Archive for July, 2009

Here is a little bit about Helios, the coffee shop where I last worked behind the counter as a Barista before working on the roasting company side of things.

The Aurelia’s Temperature- now i get it

Nuova Simonelli has done two things really well.  They managed to make a “Temperature Stable” heat exchange espresso machine.  The Aurelia is so good about hitting a consistent brew temperature that it passed the WBC technical specifications and practical testing.  The other thing they have done well has been to keep their web site and marketing material elusive enough about what keeps the Aurelia temperature stable as to make it actually hard work to find out exactly how it functions.  From the web site I was able to gather a handful of slightly misleading information (I do not think it was intentionally so), and anecdotal information that I gathered from industry insiders alluded to the finesse of the “heat exchange environment”; double speak.

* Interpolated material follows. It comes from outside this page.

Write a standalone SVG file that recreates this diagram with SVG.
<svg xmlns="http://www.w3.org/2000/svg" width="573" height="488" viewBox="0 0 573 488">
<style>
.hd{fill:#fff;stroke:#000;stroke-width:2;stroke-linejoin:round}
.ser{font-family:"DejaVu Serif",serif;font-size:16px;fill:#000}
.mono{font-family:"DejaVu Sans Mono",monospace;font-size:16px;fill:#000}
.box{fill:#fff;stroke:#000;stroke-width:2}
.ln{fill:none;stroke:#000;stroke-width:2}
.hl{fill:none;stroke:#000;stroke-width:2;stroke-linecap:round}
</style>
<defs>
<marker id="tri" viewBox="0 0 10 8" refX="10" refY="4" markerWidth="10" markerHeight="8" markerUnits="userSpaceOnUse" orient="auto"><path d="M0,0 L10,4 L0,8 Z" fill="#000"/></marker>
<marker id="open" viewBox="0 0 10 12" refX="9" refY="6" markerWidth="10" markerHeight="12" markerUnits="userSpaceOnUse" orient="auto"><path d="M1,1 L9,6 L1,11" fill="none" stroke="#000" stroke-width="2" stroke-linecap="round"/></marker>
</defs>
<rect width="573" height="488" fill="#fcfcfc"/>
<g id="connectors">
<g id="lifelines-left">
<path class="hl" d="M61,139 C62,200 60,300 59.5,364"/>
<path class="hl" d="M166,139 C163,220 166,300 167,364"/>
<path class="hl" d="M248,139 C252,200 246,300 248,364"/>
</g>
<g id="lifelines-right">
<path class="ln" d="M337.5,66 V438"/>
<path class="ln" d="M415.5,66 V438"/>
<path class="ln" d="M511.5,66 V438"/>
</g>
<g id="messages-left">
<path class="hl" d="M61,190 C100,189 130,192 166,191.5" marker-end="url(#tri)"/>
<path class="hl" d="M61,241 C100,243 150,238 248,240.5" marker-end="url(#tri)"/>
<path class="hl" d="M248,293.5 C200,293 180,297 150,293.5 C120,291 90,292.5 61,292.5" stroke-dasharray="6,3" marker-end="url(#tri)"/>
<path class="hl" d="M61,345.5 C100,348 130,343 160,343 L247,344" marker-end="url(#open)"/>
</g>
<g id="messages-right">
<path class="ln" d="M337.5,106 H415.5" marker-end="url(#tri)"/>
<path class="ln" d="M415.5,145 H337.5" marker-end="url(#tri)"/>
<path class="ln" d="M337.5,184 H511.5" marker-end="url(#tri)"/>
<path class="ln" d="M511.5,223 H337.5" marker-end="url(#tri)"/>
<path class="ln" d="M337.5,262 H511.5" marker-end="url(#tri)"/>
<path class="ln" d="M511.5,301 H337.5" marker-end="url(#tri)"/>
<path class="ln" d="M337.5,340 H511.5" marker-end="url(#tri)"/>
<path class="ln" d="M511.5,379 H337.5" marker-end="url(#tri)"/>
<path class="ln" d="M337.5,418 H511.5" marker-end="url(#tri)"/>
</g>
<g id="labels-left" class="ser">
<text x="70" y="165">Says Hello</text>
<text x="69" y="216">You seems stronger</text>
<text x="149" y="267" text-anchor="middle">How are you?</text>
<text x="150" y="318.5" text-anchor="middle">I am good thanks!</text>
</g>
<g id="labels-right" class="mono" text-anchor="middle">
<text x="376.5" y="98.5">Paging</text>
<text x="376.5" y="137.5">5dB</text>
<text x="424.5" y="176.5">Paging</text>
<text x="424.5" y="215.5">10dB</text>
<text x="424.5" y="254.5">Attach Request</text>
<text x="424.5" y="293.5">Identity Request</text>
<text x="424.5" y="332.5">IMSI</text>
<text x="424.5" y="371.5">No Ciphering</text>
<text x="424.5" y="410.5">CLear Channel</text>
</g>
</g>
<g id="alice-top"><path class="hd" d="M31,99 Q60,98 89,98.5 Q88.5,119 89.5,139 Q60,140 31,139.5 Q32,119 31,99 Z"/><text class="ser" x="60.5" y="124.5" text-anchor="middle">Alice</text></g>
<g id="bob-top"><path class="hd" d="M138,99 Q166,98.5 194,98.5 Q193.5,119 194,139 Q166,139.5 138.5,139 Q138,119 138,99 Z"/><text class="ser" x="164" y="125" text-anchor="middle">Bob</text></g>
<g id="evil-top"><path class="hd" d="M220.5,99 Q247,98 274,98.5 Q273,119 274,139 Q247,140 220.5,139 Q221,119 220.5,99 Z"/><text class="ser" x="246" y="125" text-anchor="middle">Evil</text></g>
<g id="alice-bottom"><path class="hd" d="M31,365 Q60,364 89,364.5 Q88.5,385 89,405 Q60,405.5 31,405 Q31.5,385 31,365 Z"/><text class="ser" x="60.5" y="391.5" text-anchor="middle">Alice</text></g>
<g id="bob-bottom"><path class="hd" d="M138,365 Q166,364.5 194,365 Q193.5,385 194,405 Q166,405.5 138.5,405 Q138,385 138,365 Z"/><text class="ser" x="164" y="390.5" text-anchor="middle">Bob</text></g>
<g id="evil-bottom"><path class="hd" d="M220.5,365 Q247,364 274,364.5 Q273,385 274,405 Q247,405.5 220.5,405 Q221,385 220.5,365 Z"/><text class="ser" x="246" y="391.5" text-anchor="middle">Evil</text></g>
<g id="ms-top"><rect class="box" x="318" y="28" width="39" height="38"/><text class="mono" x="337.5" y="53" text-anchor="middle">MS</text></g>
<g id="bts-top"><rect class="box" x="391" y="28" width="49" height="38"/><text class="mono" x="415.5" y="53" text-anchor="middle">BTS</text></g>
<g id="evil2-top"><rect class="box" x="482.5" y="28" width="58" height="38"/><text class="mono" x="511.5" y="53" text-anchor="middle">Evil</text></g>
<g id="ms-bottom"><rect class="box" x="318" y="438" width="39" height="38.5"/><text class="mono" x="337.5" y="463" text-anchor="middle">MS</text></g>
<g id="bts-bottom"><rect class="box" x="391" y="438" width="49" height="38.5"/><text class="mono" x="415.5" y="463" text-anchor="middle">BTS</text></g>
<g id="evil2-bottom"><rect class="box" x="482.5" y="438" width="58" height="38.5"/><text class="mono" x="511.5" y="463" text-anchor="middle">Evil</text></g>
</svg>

Tommy Galagher, Counter Culture Coffee’s full time NYC equipment technician, and I spent a little time with Lou Barba,  N.S. East region sales rep, and drilled him about the Aurelias plumbing.  This was a very illuminating conversation that answered the questions that have been gnawing at me for quite some time.

When I had first blogged about the mysteries of temperature stability in the Aurelia, I had to speculate and extrapolated from the scant information disclosed on the N.S. web site.  My misinterpretation lead me to the conclusion that there was a large reservoir of water in the group head itself that served to mix super heated HX water with cooled water at just the right ratios to get a good brewing temp each time.  It turn out the is no “reservoir” in the group head.  I believe that the web site wording was simply referring to the heat exchange chamber itself.  But there is mixing of hot and cold water in the group head.

Here is what happens.

-Cold water from the inlet passes through a brass restrictor (Gicleur valve) before entering the heat exchange.  Because it is cold, the valve will not accumulate calcium and lime deposits as readily as hot restrictors of the same material.  This slows down the passage of water through the whole system, but maintains the pump pressure.   This also accounts for some of the Aurelia’s soft infusion.

-Some of the cold water bypasses the heat exchange and is routed directly to the group head where it passes through another Gicleur valve.

-The rest of the cold water passes through the heat exchange, and it is super heated to a temperature above the boiling point.   Set your steam pressure higher and HX water gets hotter, set the steam pressure lower and it goes down.

-The super heated HX water will always be the same temperature so long as you do not loose steam pressure and you do not flush large amounts of water through the group head.  The flushing will introduce new cold water into the HX and will take a little time to super heat it again.  Tip for the Barista, alternate drawing shots on one group, then the next, to keep each individual HX at it’s hottest at all times.

-Super heated water goes to the group head and passes it’s own Gicleur.  The two group Gicleurs can be fitted with the different orifice sizes, ranging from .4-.6mm (if I remember correctly), to mix different amounts of hot and cold.  This is how you can set your final brew temperature.  N.S. recommends a short two second flush before drawing a shot.  This will bring in enough brew temperature water to pre-heat the group head without cooling off the HX.

-The hot and cold water blend is injected at an angle into a small cavity within the dispersion block where it swirls in a circular motion to blend thruroughly before passing through the dispersion screen.  Some blend water passes into the pre-infusion chamber.  This water is released onto the puck of coffee just before the full pump presure is reached inside the basket.

Cold water is blue, super hot water is red, brew temperature water is purple

Cold water is blue, super hot water is red, brew temperature water is purple

My first Scace test on an Aurelia, which I wrote about last year, gave me the impression that Aurelias are just like any traditional heat exchange machine.  The brew water was super heated and too hot for espresso.  It cooled with continuous flushing to achieve the desiered temperature.  That particular machine was assembled and shipped to the US long before the competition spec machines had been refined and tweeked.  I believe that this older machine had the steam presure set high (raising the super heated temp), and did not have very restrictive Gicleurs.  The larger valves would let the water pass much quicker through the system, allowing the HX water to fluctuate greatly in it’s temperature range.  With lower steam presure and smaller Gicleurs, I think older machine could be set hit just as stable and acceptable of a brewing temperatures as the competition machines.

I find the same basic configuration of mixing cold and hot water at the group head in my old E-91 Faema.  The technology is not that new.  The finesse is in mixing very precise quanities of hot and cold, and the ability to control the steam pressure (now using PID algorythms in the new competition spec Aurelias).  The Solution is simple and elegant.  Sorry if made the Aurelias sound less then crafty in my first post about them.